La tentación
Afrontamos el reto de la Navidad más desapegada como una campaña de la declaración de la renta: con ganas de escaquearnos, buscando el subterfugio que nos permita colarnos por las rendijas de la legalidad. Si a pesar de los defraudadores Hacienda somos todos, por más que les pese a los caraduras y los irresponsables Sanidad también (o más) somos todos. No cabe la burla, porque somos las víctimas. Y no hay pena más estúpida que caer en la propia trampa.

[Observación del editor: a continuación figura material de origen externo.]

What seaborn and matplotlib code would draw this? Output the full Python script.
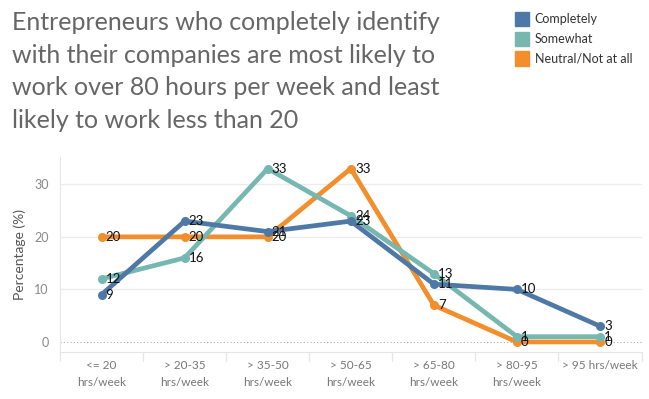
import pandas as pd
import numpy as np
import matplotlib
matplotlib.use('Agg')
import matplotlib.pyplot as plt
from matplotlib.patches import Rectangle
import seaborn as sns

hours = ['<= 20\nhrs/week', '> 20-35\nhrs/week', '> 35-50\nhrs/week', '> 50-65\nhrs/week',
         '> 65-80\nhrs/week', '> 80-95\nhrs/week', '> 95 hrs/week']
completely = [9, 23, 21, 23, 11, 10, 3]
somewhat = [12, 16, 33, 24, 13, 1, 1]
neutral = [20, 20, 20, 33, 7, 0, 0]
groups = ['Completely', 'Somewhat', 'Neutral/Not at all']
colors = ['#4e79a7', '#76b7b2', '#f28e2b']

df = pd.DataFrame({
    'hours': hours * 3,
    'x': list(range(len(hours))) * 3,
    'pct': completely + somewhat + neutral,
    'group': [g for g in groups for _ in hours],
})

sns.set_style('white')
plt.rcParams['font.family'] = ['Lato', 'DejaVu Sans']

fig = plt.figure(figsize=(6.49, 3.99), dpi=100)
ax = fig.add_axes([0.0925, 0.118, 0.896, 0.4885])

# orange first, blue last so blue sits on top
for g, c in reversed(list(zip(groups, colors))):
    sub = df[df['group'] == g]
    sns.lineplot(data=sub, x='x', y='pct', color=c, linewidth=3.4, marker='o',
                 markersize=6.5, markeredgewidth=0, ax=ax, legend=False, zorder=3)
    for xi, v in zip(sub['x'], sub['pct']):
        ax.text(xi + 0.05, v, str(v), ha='left', va='center', fontsize=9.5,
                color='#111111', zorder=5)

ax.set_xlim(-0.5, len(hours) - 0.5)
ax.set_ylim(-1.9, 35.2)
ax.set_yticks([0, 10, 20, 30])
ax.set_xticks(range(len(hours)))
ax.set_xticklabels(hours, fontsize=8.5, color='#777777', linespacing=1.6)
ax.tick_params(axis='y', labelsize=9, labelcolor='#888888', length=0, pad=8)
ax.tick_params(axis='x', length=0, pad=6)
for v in [10, 20, 30]:
    ax.axhline(v, color='#ececec', linewidth=0.9, zorder=1)
ax.axhline(0, color='#aaaaaa', linewidth=0.8, linestyle=(0, (1, 2)), zorder=1)
for s in ['top', 'right']:
    ax.spines[s].set_visible(False)
ax.spines['left'].set_color('#e6e6e6')
ax.spines['bottom'].set_color('#e6e6e6')
# category separator ticks below the axis
for b in np.arange(-0.5, len(hours), 1.0):
    ax.plot([b, b], [-1.9, -3.6], color='#e6e6e6', linewidth=0.9, clip_on=False)
ax.set_xlabel('')
ax.set_ylabel('Percentage (%)', fontsize=10, color='#555555', labelpad=6)

fig.text(0.018, 0.972, 'Entrepreneurs who completely identify\nwith their companies are most likely to\n'
         'work over 80 hours per week and least\nlikely to work less than 20',
         fontsize=18, color='#666666', ha='left', va='top', linespacing=1.5)

for i, (g, c) in enumerate(zip(groups, colors)):
    y = 0.953 - i * 0.05
    fig.patches.append(Rectangle((0.794, y - 0.018), 0.0216, 0.036, transform=fig.transFigure,
                                 color=c, figure=fig))
    fig.text(0.824, y, g, fontsize=9, color='#333333', ha='left', va='center')

fig.savefig('out.png', dpi=100)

Bien nos hemos demostrado a lo largo de esta pandemia que al virus no le esquivan las prohibiciones administrativas, sino las conductas personales. La de las dos próximas semanas será la prueba de fuego de hasta dónde somos capaces de llegar en la idiotez, en el egoísmo, en el ansia de saciarnos hoy de lo que deseamos aún sabiendo que puede traer la miseria mañana. Regresa una ola de contagios, enfermedad y muerte, pero seguimos albergando la esperanza de sortear al bicho y al guardia y darnos el gusto de fingir que podemos brindar en aparente normalidad.
No es así. No podrá serlo de ninguna manera. Finjamos que no hay riesgo en apelotonarnos en tiendas, supermercados y otros aforos limitados porque hay que consumir, regalarse, acaparar; como si nuestros negocios siguieran siendo boyantes y nuestros sueldos no estuvieran sufriendo la tijera del ajuste económico. Gastemos con alegría como siempre en productos que, esta Navidad también, disparan sus precios porque es lo que toca comer y beber como si esa fuera la única opción. Al menos, gastemos en el comercio y los establecimientos locales, para que alguien de nuestro entorno salga beneficiado.
Sobre todo, resistamos a la presión y al deseo de achuchar a los nuestros y revivir el espíritu de las navidades pasadas. El distanciamiento será duro, pero es la única receta para intentar recuperar el abrazo más adelante. Y no esquivemos la reflexión más difícil: más duras, e irreparables, serían las ausencias definitivas en el futuro. Como decía el portero de noche de mi colegio mayor cuando volvíamos más tarde de lo permitido sin avisar, y le rogábamos que no nos pusiese en la lista de tirón de orejas del día siguiente: «Más vale un ‘por si acaso’ que un ‘yo pensé que’...» No, no les pasa sólo a los otros, ni sólo a los mayores. ¿De verdad no hemos aprendido nada de todo lo padecido?